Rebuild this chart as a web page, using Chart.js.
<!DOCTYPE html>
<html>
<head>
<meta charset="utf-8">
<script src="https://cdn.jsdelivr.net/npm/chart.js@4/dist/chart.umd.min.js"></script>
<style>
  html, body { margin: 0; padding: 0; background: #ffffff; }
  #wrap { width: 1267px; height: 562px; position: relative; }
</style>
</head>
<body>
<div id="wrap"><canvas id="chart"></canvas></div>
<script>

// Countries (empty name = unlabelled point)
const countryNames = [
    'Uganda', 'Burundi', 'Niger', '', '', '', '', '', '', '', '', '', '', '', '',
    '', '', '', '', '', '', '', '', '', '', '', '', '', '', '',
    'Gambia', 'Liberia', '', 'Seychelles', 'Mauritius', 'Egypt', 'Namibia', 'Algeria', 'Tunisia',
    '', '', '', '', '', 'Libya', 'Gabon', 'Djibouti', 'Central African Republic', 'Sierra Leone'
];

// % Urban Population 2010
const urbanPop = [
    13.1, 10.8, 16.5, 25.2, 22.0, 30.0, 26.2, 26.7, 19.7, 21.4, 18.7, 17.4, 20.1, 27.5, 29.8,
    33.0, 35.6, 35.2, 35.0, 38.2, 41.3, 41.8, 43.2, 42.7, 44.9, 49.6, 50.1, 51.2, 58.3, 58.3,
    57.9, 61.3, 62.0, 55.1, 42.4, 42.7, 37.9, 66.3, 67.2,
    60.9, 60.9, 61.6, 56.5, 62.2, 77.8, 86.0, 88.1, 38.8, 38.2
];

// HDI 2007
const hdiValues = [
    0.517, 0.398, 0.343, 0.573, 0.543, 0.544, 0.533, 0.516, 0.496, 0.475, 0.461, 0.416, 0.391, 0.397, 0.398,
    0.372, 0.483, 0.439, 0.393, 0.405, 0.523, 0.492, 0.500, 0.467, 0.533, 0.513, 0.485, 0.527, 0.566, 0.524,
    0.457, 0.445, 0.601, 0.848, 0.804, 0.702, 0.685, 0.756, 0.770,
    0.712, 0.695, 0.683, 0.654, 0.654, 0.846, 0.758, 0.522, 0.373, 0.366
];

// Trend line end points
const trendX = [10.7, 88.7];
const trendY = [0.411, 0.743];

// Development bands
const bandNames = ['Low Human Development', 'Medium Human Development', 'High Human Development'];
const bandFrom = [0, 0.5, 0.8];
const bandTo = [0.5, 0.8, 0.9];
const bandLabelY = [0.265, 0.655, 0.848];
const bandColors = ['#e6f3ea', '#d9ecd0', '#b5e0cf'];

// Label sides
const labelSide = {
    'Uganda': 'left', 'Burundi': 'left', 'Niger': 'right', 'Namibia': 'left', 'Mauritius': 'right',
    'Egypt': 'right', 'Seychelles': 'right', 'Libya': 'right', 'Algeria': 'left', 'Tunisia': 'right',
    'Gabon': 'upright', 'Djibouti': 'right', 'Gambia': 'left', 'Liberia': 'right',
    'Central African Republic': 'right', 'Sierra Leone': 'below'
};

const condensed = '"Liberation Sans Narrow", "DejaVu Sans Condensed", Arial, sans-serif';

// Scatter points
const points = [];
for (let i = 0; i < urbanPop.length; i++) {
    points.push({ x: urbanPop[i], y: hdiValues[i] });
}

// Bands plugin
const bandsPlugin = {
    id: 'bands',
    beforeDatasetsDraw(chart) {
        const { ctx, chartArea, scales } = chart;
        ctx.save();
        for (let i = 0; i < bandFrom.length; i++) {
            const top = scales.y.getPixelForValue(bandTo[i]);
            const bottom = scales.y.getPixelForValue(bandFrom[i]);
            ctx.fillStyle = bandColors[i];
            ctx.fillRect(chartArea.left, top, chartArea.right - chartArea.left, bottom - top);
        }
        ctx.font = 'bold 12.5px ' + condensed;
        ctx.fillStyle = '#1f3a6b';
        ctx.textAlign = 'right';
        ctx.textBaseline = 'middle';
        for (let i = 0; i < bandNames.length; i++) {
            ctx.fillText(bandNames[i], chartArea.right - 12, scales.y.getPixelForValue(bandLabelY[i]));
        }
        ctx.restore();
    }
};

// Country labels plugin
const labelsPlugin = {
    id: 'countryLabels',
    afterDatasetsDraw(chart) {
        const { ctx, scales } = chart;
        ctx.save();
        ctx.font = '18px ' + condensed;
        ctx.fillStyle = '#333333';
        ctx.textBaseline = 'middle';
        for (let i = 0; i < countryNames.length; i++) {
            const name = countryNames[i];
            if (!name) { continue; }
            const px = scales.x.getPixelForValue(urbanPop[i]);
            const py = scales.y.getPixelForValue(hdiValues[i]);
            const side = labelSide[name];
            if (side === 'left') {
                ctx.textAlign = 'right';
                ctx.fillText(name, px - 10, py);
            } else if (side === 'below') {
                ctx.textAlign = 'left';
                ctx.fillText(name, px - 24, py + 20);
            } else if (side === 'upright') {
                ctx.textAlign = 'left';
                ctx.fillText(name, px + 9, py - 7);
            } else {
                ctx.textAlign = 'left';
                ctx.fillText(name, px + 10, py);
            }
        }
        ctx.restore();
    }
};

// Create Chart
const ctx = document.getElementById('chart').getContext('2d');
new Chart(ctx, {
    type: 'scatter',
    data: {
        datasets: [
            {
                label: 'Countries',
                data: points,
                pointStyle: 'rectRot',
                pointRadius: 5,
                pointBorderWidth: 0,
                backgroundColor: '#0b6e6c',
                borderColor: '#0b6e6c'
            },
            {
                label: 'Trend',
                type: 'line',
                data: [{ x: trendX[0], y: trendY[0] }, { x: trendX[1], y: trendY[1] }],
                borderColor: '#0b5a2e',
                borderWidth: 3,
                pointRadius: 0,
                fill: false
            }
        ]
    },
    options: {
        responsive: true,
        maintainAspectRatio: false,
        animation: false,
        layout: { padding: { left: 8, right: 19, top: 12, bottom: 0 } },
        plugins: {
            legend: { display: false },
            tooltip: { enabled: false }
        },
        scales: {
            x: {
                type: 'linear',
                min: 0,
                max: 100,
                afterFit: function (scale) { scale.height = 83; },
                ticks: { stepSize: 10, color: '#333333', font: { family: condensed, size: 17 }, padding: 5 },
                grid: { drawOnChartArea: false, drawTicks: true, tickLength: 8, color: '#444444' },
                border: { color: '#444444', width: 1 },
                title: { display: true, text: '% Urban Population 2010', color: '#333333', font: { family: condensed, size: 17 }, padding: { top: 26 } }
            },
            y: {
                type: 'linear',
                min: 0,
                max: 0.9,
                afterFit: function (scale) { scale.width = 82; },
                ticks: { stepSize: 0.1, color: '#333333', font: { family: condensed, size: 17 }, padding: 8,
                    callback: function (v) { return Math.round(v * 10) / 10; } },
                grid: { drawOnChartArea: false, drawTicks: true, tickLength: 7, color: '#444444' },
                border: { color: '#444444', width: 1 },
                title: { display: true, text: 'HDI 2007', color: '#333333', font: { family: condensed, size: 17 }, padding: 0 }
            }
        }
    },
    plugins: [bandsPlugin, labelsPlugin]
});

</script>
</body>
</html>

□ □ □ □ □

● Written instruction:
Transcribe all lines as written.

● Completed exercise:
Rebuild this chart as a web page, using Chart.js.
<!DOCTYPE html>
<html>
<head>
<meta charset="utf-8">
<script src="https://cdn.jsdelivr.net/npm/chart.js@4/dist/chart.umd.min.js"></script>
<style>
  html, body { margin: 0; padding: 0; background: #ffffff; }
  #wrap { width: 1267px; height: 562px; position: relative; }
</style>
</head>
<body>
<div id="wrap"><canvas id="chart"></canvas></div>
<script>

// Countries (empty name = unlabelled point)
const countryNames = [
    'Uganda', 'Burundi', 'Niger', '', '', '', '', '', '', '', '', '', '', '', '',
    '', '', '', '', '', '', '', '', '', '', '', '', '', '', '',
    'Gambia', 'Liberia', '', 'Seychelles', 'Mauritius', 'Egypt', 'Namibia', 'Algeria', 'Tunisia',
    '', '', '', '', '', 'Libya', 'Gabon', 'Djibouti', 'Central African Republic', 'Sierra Leone'
];

// % Urban Population 2010
const urbanPop = [
    13.1, 10.8, 16.5, 25.2, 22.0, 30.0, 26.2, 26.7, 19.7, 21.4, 18.7, 17.4, 20.1, 27.5, 29.8,
    33.0, 35.6, 35.2, 35.0, 38.2, 41.3, 41.8, 43.2, 42.7, 44.9, 49.6, 50.1, 51.2, 58.3, 58.3,
    57.9, 61.3, 62.0, 55.1, 42.4, 42.7, 37.9, 66.3, 67.2,
    60.9, 60.9, 61.6, 56.5, 62.2, 77.8, 86.0, 88.1, 38.8, 38.2
];

// HDI 2007
const hdiValues = [
    0.517, 0.398, 0.343, 0.573, 0.543, 0.544, 0.533, 0.516, 0.496, 0.475, 0.461, 0.416, 0.391, 0.397, 0.398,
    0.372, 0.483, 0.439, 0.393, 0.405, 0.523, 0.492, 0.500, 0.467, 0.533, 0.513, 0.485, 0.527, 0.566, 0.524,
    0.457, 0.445, 0.601, 0.848, 0.804, 0.702, 0.685, 0.756, 0.770,
    0.712, 0.695, 0.683, 0.654, 0.654, 0.846, 0.758, 0.522, 0.373, 0.366
];

// Trend line end points
const trendX = [10.7, 88.7];
const trendY = [0.411, 0.743];

// Development bands
const bandNames = ['Low Human Development', 'Medium Human Development', 'High Human Development'];
const bandFrom = [0, 0.5, 0.8];
const bandTo = [0.5, 0.8, 0.9];
const bandLabelY = [0.265, 0.655, 0.848];
const bandColors = ['#e6f3ea', '#d9ecd0', '#b5e0cf'];

// Label sides
const labelSide = {
    'Uganda': 'left', 'Burundi': 'left', 'Niger': 'right', 'Namibia': 'left', 'Mauritius': 'right',
    'Egypt': 'right', 'Seychelles': 'right', 'Libya': 'right', 'Algeria': 'left', 'Tunisia': 'right',
    'Gabon': 'upright', 'Djibouti': 'right', 'Gambia': 'left', 'Liberia': 'right',
    'Central African Republic': 'right', 'Sierra Leone': 'below'
};

const condensed = '"Liberation Sans Narrow", "DejaVu Sans Condensed", Arial, sans-serif';

// Scatter points
const points = [];
for (let i = 0; i < urbanPop.length; i++) {
    points.push({ x: urbanPop[i], y: hdiValues[i] });
}

// Bands plugin
const bandsPlugin = {
    id: 'bands',
    beforeDatasetsDraw(chart) {
        const { ctx, chartArea, scales } = chart;
        ctx.save();
        for (let i = 0; i < bandFrom.length; i++) {
            const top = scales.y.getPixelForValue(bandTo[i]);
            const bottom = scales.y.getPixelForValue(bandFrom[i]);
            ctx.fillStyle = bandColors[i];
            ctx.fillRect(chartArea.left, top, chartArea.right - chartArea.left, bottom - top);
        }
        ctx.font = 'bold 12.5px ' + condensed;
        ctx.fillStyle = '#1f3a6b';
        ctx.textAlign = 'right';
        ctx.textBaseline = 'middle';
        for (let i = 0; i < bandNames.length; i++) {
            ctx.fillText(bandNames[i], chartArea.right - 12, scales.y.getPixelForValue(bandLabelY[i]));
        }
        ctx.restore();
    }
};

// Country labels plugin
const labelsPlugin = {
    id: 'countryLabels',
    afterDatasetsDraw(chart) {
        const { ctx, scales } = chart;
        ctx.save();
        ctx.font = '18px ' + condensed;
        ctx.fillStyle = '#333333';
        ctx.textBaseline = 'middle';
        for (let i = 0; i < countryNames.length; i++) {
            const name = countryNames[i];
            if (!name) { continue; }
            const px = scales.x.getPixelForValue(urbanPop[i]);
            const py = scales.y.getPixelForValue(hdiValues[i]);
            const side = labelSide[name];
            if (side === 'left') {
                ctx.textAlign = 'right';
                ctx.fillText(name, px - 10, py);
            } else if (side === 'below') {
                ctx.textAlign = 'left';
                ctx.fillText(name, px - 24, py + 20);
            } else if (side === 'upright') {
                ctx.textAlign = 'left';
                ctx.fillText(name, px + 9, py - 7);
            } else {
                ctx.textAlign = 'left';
                ctx.fillText(name, px + 10, py);
            }
        }
        ctx.restore();
    }
};

// Create Chart
const ctx = document.getElementById('chart').getContext('2d');
new Chart(ctx, {
    type: 'scatter',
    data: {
        datasets: [
            {
                label: 'Countries',
                data: points,
                pointStyle: 'rectRot',
                pointRadius: 5,
                pointBorderWidth: 0,
                backgroundColor: '#0b6e6c',
                borderColor: '#0b6e6c'
            },
            {
                label: 'Trend',
                type: 'line',
                data: [{ x: trendX[0], y: trendY[0] }, { x: trendX[1], y: trendY[1] }],
                borderColor: '#0b5a2e',
                borderWidth: 3,
                pointRadius: 0,
                fill: false
            }
        ]
    },
    options: {
        responsive: true,
        maintainAspectRatio: false,
        animation: false,
        layout: { padding: { left: 8, right: 19, top: 12, bottom: 0 } },
        plugins: {
            legend: { display: false },
            tooltip: { enabled: false }
        },
        scales: {
            x: {
                type: 'linear',
                min: 0,
                max: 100,
                afterFit: function (scale) { scale.height = 83; },
                ticks: { stepSize: 10, color: '#333333', font: { family: condensed, size: 17 }, padding: 5 },
                grid: { drawOnChartArea: false, drawTicks: true, tickLength: 8, color: '#444444' },
                border: { color: '#444444', width: 1 },
                title: { display: true, text: '% Urban Population 2010', color: '#333333', font: { family: condensed, size: 17 }, padding: { top: 26 } }
            },
            y: {
                type: 'linear',
                min: 0,
                max: 0.9,
                afterFit: function (scale) { scale.width = 82; },
                ticks: { stepSize: 0.1, color: '#333333', font: { family: condensed, size: 17 }, padding: 8,
                    callback: function (v) { return Math.round(v * 10) / 10; } },
                grid: { drawOnChartArea: false, drawTicks: true, tickLength: 7, color: '#444444' },
                border: { color: '#444444', width: 1 },
                title: { display: true, text: 'HDI 2007', color: '#333333', font: { family: condensed, size: 17 }, padding: 0 }
            }
        }
    },
    plugins: [bandsPlugin, labelsPlugin]
});

</script>
</body>
</html>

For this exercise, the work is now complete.